Rear door of Merkava 4 tank, a feature that experts say helps the IDF save lives.
On a recent visit to Israel, I spoke with a member of the IDF's most elite tank unit. I'll call him Amit. My interest in the state of tank warfare in the region had been piqued back in Berkeley by a conversation with an American reserve tank driver. He had contended that the Lebanon War last summer had debunked the myth of the Israeli-made Merkava tank's near invincibility, citing in particular the destruction of the tank, along with all of its personnel, which followed Hezbullah operatives over the border in the conflict's opening moments. The American Abrams tank, he told me, while lacking many of the Merkava's capabilities, had never been known to lose all of its crew in a single hit.
When I tattled on the Merkava to Amos, he quickly pointed out that the tank destroyed by Hezbullah likely wasn't the newest version, the Merkava 4. In Israel, the IDF's Amit confirmed that this tank was in fact an older version, the Merkava 2. The bomb placed under the tank weighed some 500kg. "Would a Merkava 4 have suffered the same fate?" I asked Amit. "No," he said. In fact, he claimed that a Merkava 4 had been hit by a charge nearly as powerful. Of the seven crew members inside, only one, sadly, a close friend of Amit, had perished.

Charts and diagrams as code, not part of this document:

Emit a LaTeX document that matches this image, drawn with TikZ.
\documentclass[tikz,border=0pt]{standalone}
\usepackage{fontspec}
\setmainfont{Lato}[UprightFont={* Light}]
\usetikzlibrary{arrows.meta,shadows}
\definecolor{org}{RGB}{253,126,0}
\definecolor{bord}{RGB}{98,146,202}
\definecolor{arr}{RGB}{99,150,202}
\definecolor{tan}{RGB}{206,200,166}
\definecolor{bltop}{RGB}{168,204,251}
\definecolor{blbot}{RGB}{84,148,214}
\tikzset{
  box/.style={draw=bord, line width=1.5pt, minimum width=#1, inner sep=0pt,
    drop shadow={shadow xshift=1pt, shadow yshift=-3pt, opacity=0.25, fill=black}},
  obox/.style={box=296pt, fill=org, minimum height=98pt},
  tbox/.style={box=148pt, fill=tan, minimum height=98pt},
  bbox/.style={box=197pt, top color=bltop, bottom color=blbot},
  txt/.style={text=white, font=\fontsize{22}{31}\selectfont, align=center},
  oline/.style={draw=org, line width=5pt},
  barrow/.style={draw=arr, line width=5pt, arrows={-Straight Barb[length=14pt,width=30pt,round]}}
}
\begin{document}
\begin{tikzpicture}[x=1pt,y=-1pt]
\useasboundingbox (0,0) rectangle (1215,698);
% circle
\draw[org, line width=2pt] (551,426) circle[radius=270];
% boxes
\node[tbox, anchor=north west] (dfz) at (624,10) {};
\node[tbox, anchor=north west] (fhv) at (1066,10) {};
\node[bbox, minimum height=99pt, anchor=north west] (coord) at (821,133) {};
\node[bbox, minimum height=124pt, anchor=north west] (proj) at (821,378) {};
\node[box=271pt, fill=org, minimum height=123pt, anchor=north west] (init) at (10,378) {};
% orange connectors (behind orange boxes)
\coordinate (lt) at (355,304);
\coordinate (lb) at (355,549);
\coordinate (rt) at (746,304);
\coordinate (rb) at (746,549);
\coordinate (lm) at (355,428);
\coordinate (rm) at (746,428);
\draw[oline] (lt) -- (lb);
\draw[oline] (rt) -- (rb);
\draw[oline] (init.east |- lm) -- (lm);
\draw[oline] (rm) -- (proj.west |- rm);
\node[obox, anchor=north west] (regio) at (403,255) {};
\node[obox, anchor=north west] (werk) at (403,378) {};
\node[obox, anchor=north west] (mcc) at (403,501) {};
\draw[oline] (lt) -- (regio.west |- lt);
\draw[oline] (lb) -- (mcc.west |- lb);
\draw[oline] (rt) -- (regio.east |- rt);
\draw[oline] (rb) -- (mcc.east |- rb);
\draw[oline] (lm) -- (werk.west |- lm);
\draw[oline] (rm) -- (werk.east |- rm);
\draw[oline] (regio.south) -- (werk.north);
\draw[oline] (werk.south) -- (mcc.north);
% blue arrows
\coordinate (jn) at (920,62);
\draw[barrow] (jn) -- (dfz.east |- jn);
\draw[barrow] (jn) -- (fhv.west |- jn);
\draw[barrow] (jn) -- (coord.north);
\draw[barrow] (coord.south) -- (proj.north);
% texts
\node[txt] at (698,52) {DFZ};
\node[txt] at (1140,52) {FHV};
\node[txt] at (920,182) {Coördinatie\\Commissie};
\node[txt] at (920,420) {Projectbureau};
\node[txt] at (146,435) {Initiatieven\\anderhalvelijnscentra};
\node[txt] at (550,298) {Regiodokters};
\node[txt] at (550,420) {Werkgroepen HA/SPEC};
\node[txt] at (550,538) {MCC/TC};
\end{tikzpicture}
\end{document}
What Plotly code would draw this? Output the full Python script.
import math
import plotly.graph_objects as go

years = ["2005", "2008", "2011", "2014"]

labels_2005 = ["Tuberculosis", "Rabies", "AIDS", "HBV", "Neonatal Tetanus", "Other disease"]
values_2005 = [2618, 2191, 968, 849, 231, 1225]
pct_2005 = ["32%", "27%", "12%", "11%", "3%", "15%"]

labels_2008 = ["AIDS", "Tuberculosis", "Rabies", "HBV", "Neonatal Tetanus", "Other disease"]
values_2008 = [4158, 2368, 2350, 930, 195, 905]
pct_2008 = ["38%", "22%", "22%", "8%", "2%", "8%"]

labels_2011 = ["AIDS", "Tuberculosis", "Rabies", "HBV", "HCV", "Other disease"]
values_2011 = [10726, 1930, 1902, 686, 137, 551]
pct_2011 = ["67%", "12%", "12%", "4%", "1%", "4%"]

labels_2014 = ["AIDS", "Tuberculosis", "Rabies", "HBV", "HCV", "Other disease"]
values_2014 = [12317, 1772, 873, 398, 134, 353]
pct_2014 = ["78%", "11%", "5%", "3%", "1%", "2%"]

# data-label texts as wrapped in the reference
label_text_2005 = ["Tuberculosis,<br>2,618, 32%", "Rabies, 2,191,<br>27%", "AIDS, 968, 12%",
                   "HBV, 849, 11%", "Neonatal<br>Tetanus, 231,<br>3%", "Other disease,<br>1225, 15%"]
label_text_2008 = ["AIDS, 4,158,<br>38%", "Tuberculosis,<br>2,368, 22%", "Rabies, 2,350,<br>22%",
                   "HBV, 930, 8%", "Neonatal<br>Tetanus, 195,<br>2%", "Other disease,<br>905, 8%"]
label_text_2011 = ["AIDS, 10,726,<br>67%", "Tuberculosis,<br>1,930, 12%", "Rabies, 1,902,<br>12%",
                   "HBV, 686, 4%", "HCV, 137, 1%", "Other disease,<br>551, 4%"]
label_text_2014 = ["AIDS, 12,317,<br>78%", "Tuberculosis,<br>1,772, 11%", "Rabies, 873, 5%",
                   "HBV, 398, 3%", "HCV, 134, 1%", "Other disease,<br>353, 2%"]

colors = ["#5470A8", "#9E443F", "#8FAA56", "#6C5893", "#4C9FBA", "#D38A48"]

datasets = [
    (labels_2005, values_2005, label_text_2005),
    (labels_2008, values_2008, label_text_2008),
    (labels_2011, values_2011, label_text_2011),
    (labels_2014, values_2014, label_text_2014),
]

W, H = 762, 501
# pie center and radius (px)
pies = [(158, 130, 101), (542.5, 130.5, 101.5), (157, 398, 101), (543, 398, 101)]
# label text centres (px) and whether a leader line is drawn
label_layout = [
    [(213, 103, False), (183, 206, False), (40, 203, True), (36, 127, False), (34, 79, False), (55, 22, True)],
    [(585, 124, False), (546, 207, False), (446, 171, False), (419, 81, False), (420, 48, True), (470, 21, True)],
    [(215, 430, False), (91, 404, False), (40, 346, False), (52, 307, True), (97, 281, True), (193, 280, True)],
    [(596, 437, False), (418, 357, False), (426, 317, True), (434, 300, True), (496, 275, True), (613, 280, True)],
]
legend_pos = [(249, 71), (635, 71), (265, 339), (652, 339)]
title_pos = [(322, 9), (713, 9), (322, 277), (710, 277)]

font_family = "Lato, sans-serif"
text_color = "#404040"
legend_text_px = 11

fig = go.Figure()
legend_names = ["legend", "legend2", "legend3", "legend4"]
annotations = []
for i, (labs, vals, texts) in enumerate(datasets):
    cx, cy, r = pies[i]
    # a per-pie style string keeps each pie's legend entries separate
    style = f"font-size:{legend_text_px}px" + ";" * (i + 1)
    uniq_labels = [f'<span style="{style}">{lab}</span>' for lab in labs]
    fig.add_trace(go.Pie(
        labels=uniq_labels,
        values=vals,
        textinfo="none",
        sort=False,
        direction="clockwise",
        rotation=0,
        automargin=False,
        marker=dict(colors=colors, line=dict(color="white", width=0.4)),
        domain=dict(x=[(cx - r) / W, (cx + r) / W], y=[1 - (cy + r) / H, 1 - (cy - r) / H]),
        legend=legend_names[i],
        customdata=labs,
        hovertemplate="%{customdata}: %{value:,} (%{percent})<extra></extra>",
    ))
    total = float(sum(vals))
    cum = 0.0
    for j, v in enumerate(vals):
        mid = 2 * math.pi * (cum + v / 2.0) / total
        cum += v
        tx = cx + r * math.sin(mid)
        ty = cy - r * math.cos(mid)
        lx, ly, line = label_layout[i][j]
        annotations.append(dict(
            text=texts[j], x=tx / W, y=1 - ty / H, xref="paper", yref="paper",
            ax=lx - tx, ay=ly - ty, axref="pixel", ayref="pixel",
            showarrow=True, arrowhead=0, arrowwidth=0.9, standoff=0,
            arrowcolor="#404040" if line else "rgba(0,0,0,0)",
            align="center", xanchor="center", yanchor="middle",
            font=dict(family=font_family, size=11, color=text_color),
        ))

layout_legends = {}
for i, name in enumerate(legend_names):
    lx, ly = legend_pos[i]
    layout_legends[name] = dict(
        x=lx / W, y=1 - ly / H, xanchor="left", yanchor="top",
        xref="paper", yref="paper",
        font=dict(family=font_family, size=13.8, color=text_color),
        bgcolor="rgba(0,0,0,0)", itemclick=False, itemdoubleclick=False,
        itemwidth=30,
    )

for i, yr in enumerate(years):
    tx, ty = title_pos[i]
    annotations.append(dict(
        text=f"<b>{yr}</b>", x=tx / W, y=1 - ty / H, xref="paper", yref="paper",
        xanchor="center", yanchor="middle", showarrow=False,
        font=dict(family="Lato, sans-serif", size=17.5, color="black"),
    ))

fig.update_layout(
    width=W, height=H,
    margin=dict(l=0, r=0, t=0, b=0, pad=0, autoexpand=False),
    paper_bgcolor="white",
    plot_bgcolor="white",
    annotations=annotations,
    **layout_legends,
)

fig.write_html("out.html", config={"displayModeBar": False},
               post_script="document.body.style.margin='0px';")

From my conversation with Amit I gained some anecdotal insight into what went wrong in the last war -- at least with regard to tanks. Amit's unit, which only trains on Merkava 4, which is the most prestigious tank unit, and the first sent into combat, had not been inside a tank in full year when the fighting broke out! Why hadn't these soldiers, who went immediately to the front, to Kiryat Shemona and on to Metulla, been in a tank in so long? Quite simply, according to Amit, they had spent their time setting up roadblocks and manning checkpoints in the West Bank, in other words, doing police work.
Of course, the Merkava also faced world-class anti-tank weapons, launched by mobile, elusive two-man teams. Tank drivers, it seems, prefer to engage other tanks. The role of tanks in the so-called "asymmetrical warfare" of contemporary battles remains in flux.